Posledniia pesni. Stikhtvoreniia.
[Last Songs. Poems].
Skt. Peterburg, A.A. Kraevskiy for F. Viktorova, 1877
Nikolai Nekrasov (1821-1878), a much-loved poet in his own right whose work Turgenev described as 'brandish[ing] like fire,' is also credited with discovering and first publishing many other Russian literary giants. As the editor of 'Sovremennik', a journal founded years earlier by Aleksandr Pushkin, Nekrasov was responsible for the publication of Dostoevskii's first works, Turgenev's A Hunstman's Sketches, and even Chernyshevskii's Zeitgeist-defining novel What is to be done? (a question later 'answered' by Lenin himself in a tract of the same name).
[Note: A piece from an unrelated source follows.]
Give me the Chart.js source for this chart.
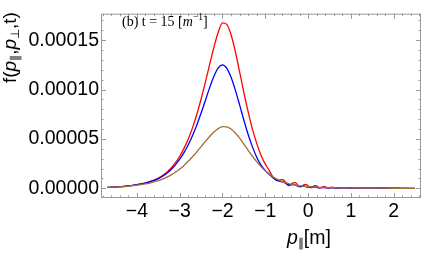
<!DOCTYPE html>
<html>
<head>
<meta charset="utf-8">
<script src="https://cdn.jsdelivr.net/npm/chart.js@4.4.1/dist/chart.umd.min.js"></script>
<style>
  html, body { margin: 0; padding: 0; background: #fff; }
  #wrap { width: 422px; height: 253px; }
</style>
</head>
<body>
<div id="wrap"><canvas id="chart" width="422" height="253"></canvas></div>
<script>
// p_par positions (m), y values in units of 1e-5
const pPar = [
  -4.7, -4.6, -4.5, -4.4, -4.3, -4.2, -4.1, -4.0, -3.9, -3.8,
  -3.7, -3.6, -3.5, -3.4, -3.3, -3.2, -3.1, -3.0, -2.9, -2.8,
  -2.7, -2.6, -2.5, -2.4, -2.3, -2.2, -2.1, -2.0, -1.9, -1.8,
  -1.7, -1.6, -1.5, -1.4, -1.3, -1.2, -1.1, -1.0,
  -0.95, -0.9, -0.85, -0.8, -0.75, -0.7, -0.65, -0.6, -0.55, -0.5,
  -0.45, -0.4, -0.35, -0.3, -0.25, -0.2, -0.15, -0.1, -0.05, 0.0,
  0.05, 0.1, 0.15, 0.2, 0.25, 0.3, 0.35, 0.4, 0.45, 0.5,
  0.55, 0.6, 0.65, 0.7, 0.75, 0.8,
  0.9, 1.0, 1.1, 1.2, 1.3, 1.4, 1.5, 1.6, 1.7, 1.8,
  1.9, 2.0, 2.1, 2.2, 2.3, 2.4, 2.5
];

const redVals = [
  0.10, 0.12, 0.14, 0.17, 0.21, 0.26, 0.31, 0.38, 0.46, 0.56,
  0.68, 0.84, 1.04, 1.30, 1.64, 2.06, 2.60, 3.25, 4.05, 5.00,
  6.15, 7.50, 9.05, 10.75, 12.55, 14.30, 15.80, 16.75, 16.60, 15.55,
  13.85, 11.80, 9.70, 7.75, 6.00, 4.55, 3.35, 2.45,
  2.10, 1.75, 1.35, 1.05, 0.85, 0.80, 0.85, 0.90, 0.75, 0.45,
  0.28, 0.35, 0.55, 0.58, 0.38, 0.15, 0.18, 0.35, 0.40, 0.25,
  0.08, 0.10, 0.28, 0.25, 0.08, 0.05, 0.18, 0.17, 0.05, 0.04,
  0.12, 0.10, 0.03, 0.04, 0.06, 0.05,
  0.04, 0.035, 0.03, 0.027, 0.024, 0.021, 0.019, 0.017, 0.015, 0.013,
  0.012, 0.011, 0.010, 0.009, 0.008, 0.008, 0.007
];

const blueVals = [
  0.10, 0.12, 0.14, 0.17, 0.21, 0.26, 0.31, 0.37, 0.45, 0.54,
  0.66, 0.80, 0.99, 1.23, 1.53, 1.91, 2.38, 2.95, 3.62, 4.42,
  5.35, 6.42, 7.62, 8.90, 10.20, 11.35, 12.20, 12.50, 12.15, 11.25,
  9.95, 8.45, 6.90, 5.45, 4.20, 3.15, 2.35, 1.80,
  1.58, 1.38, 1.18, 1.00, 0.86, 0.76, 0.70, 0.66, 0.58, 0.46,
  0.38, 0.38, 0.40, 0.34, 0.25, 0.20, 0.22, 0.24, 0.18, 0.12,
  0.11, 0.14, 0.14, 0.09, 0.06, 0.07, 0.09, 0.07, 0.04, 0.04,
  0.06, 0.05, 0.03, 0.03, 0.04, 0.04,
  0.04, 0.035, 0.03, 0.027, 0.024, 0.021, 0.019, 0.017, 0.015, 0.013,
  0.012, 0.011, 0.010, 0.009, 0.008, 0.008, 0.007
];

const brownVals = [
  0.10, 0.12, 0.14, 0.16, 0.19, 0.23, 0.27, 0.32, 0.38, 0.45,
  0.54, 0.65, 0.78, 0.94, 1.13, 1.36, 1.63, 1.95, 2.32, 2.74,
  3.20, 3.70, 4.22, 4.75, 5.25, 5.70, 6.05, 6.25, 6.22, 6.00,
  5.60, 5.08, 4.48, 3.85, 3.25, 2.70, 2.20, 1.78,
  1.60, 1.42, 1.26, 1.11, 0.98, 0.87, 0.77, 0.68, 0.60, 0.53,
  0.47, 0.42, 0.37, 0.33, 0.29, 0.26, 0.23, 0.21, 0.19, 0.17,
  0.15, 0.14, 0.13, 0.12, 0.11, 0.10, 0.09, 0.085, 0.08, 0.075,
  0.07, 0.065, 0.06, 0.055, 0.05, 0.048,
  0.045, 0.04, 0.035, 0.031, 0.028, 0.025, 0.022, 0.02, 0.018, 0.016,
  0.014, 0.013, 0.012, 0.011, 0.01, 0.009, 0.008
];

const xTicks = [-4, -3, -2, -1, 0, 1, 2];
const yTicks = [0, 5, 10, 15];
const yTickLabels = ['0.00000', '0.00005', '0.00010', '0.00015'];

const frameColor = '#999999';
const sans = '"Liberation Sans", Arial, sans-serif';
const serif = '"Liberation Serif", "Times New Roman", serif';

function pts(vals) {
  return pPar.map((p, i) => ({ x: p, y: vals[i] }));
}

const framePlugin = {
  id: 'frame',
  afterDatasetsDraw(chart) {
    const { ctx, chartArea: a, scales: { x, y } } = chart;
    ctx.save();
    ctx.strokeStyle = frameColor;
    ctx.lineWidth = 1;
    ctx.strokeRect(a.left + 0.5, a.top + 0.5, a.right - a.left - 1, a.bottom - a.top - 1);

    const line = (x0, y0, x1, y1) => {
      ctx.beginPath(); ctx.moveTo(x0, y0); ctx.lineTo(x1, y1); ctx.stroke();
    };
    // x ticks (inward, top and bottom)
    for (let i = Math.ceil(x.min * 5); i <= Math.floor(x.max * 5); i++) {
      const px = Math.round(x.getPixelForValue(i / 5)) + 0.5;
      const len = i % 5 === 0 ? 5 : 2.5;
      line(px, a.bottom, px, a.bottom - len);
      line(px, a.top, px, a.top + len);
    }
    // y ticks (inward, left and right)
    for (let i = Math.ceil(y.min); i <= Math.floor(y.max); i++) {
      const py = Math.round(y.getPixelForValue(i)) + 0.5;
      const len = i % 5 === 0 ? 5 : 2.5;
      line(a.left, py, a.left + len, py);
      line(a.right, py, a.right - len, py);
    }
    ctx.restore();
  },
  afterDraw(chart) {
    const { ctx } = chart;
    ctx.save();
    ctx.fillStyle = '#000';
    ctx.textBaseline = 'alphabetic';

    let cx = 0;
    const seg = (txt, font, dy) => {
      ctx.font = font;
      ctx.fillText(txt, cx, dy);
      cx += ctx.measureText(txt).width;
    };

    // y axis title, rotated
    ctx.save();
    ctx.translate(16, 83);
    ctx.rotate(-Math.PI / 2);
    cx = 0;
    seg('f(', '19px ' + sans, 0);
    seg('p', 'italic 19px ' + sans, 0);
    seg('\u2225', '12px ' + sans, 3);
    seg(',', '19px ' + sans, 0);
    seg('p', 'italic 19px ' + sans, 0);
    seg('\u22A5', '12px ' + sans, 3);
    seg(',', '19px ' + sans, 0);
    seg('t)', '19px ' + sans, 0);
    ctx.restore();

    // x axis title
    ctx.save();
    ctx.translate(287, 244);
    cx = 0;
    seg('p', 'italic 19.5px ' + sans, 0);
    seg('\u2225', '12px ' + sans, 3);
    seg('[m]', '19.5px ' + sans, 0);
    ctx.restore();

    // annotation
    ctx.save();
    ctx.translate(122, 26);
    cx = 0;
    seg('(b) t = 15 [', '14px ' + serif, 0);
    seg('m', 'italic 14px ' + serif, 0);
    seg('\u22121', '9.5px ' + serif, -6);
    seg(']', '14px ' + serif, 0);
    ctx.restore();

    ctx.restore();
  }
};

const lineStyle = {
  borderWidth: 1.3,
  pointRadius: 0,
  fill: false,
  cubicInterpolationMode: 'monotone'
};

new Chart(document.getElementById('chart').getContext('2d'), {
  type: 'line',
  data: {
    datasets: [
      Object.assign({ label: 'brown', data: pts(brownVals), borderColor: 'rgb(160,110,55)' }, lineStyle),
      Object.assign({ label: 'blue', data: pts(blueVals), borderColor: 'rgb(0,0,255)' }, lineStyle),
      Object.assign({ label: 'red', data: pts(redVals), borderColor: 'rgb(255,0,0)' }, lineStyle)
    ]
  },
  options: {
    responsive: false,
    animation: false,
    layout: { padding: { top: 1, right: 1, left: 0, bottom: 0 } },
    plugins: { legend: { display: false }, tooltip: { enabled: false } },
    scales: {
      x: {
        type: 'linear',
        min: -4.84,
        max: 2.64,
        afterBuildTicks: s => { s.ticks = xTicks.map(v => ({ value: v })); },
        afterFit: s => { s.height = 55; },
        grid: { display: false, drawTicks: false },
        border: { display: false },
        ticks: {
          padding: 2,
          color: '#000',
          font: { family: sans, size: 19.5 },
          callback: v => (v < 0 ? '\u2212' + Math.abs(v) : String(v))
        }
      },
      y: {
        type: 'linear',
        min: -0.975,
        max: 17.68,
        afterBuildTicks: s => { s.ticks = yTicks.map(v => ({ value: v })); },
        afterFit: s => { s.width = 101; },
        grid: { display: false, drawTicks: false },
        border: { display: false },
        ticks: {
          padding: 2,
          color: '#000',
          font: { family: sans, size: 19.5 },
          callback: v => yTickLabels[yTicks.indexOf(v)]
        }
      }
    }
  },
  plugins: [framePlugin]
});
</script>
</body>
</html>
Nekrasov published the latter whilst the author was in prison, and several of Nekrasov's own works were also banned by the Russian imperial censors; he was an outspoken opponent of serfdom, criticising even the emancipatory ukaz of 1861 for not going far enough to improve the lot of the Russian peasantry.
First edition. 8vo. pp. [2], table of contents, 169 including title (with slight discolouration) and half-title. Contemporary black calf backed brown cloth, speckled edges; rebacked to style.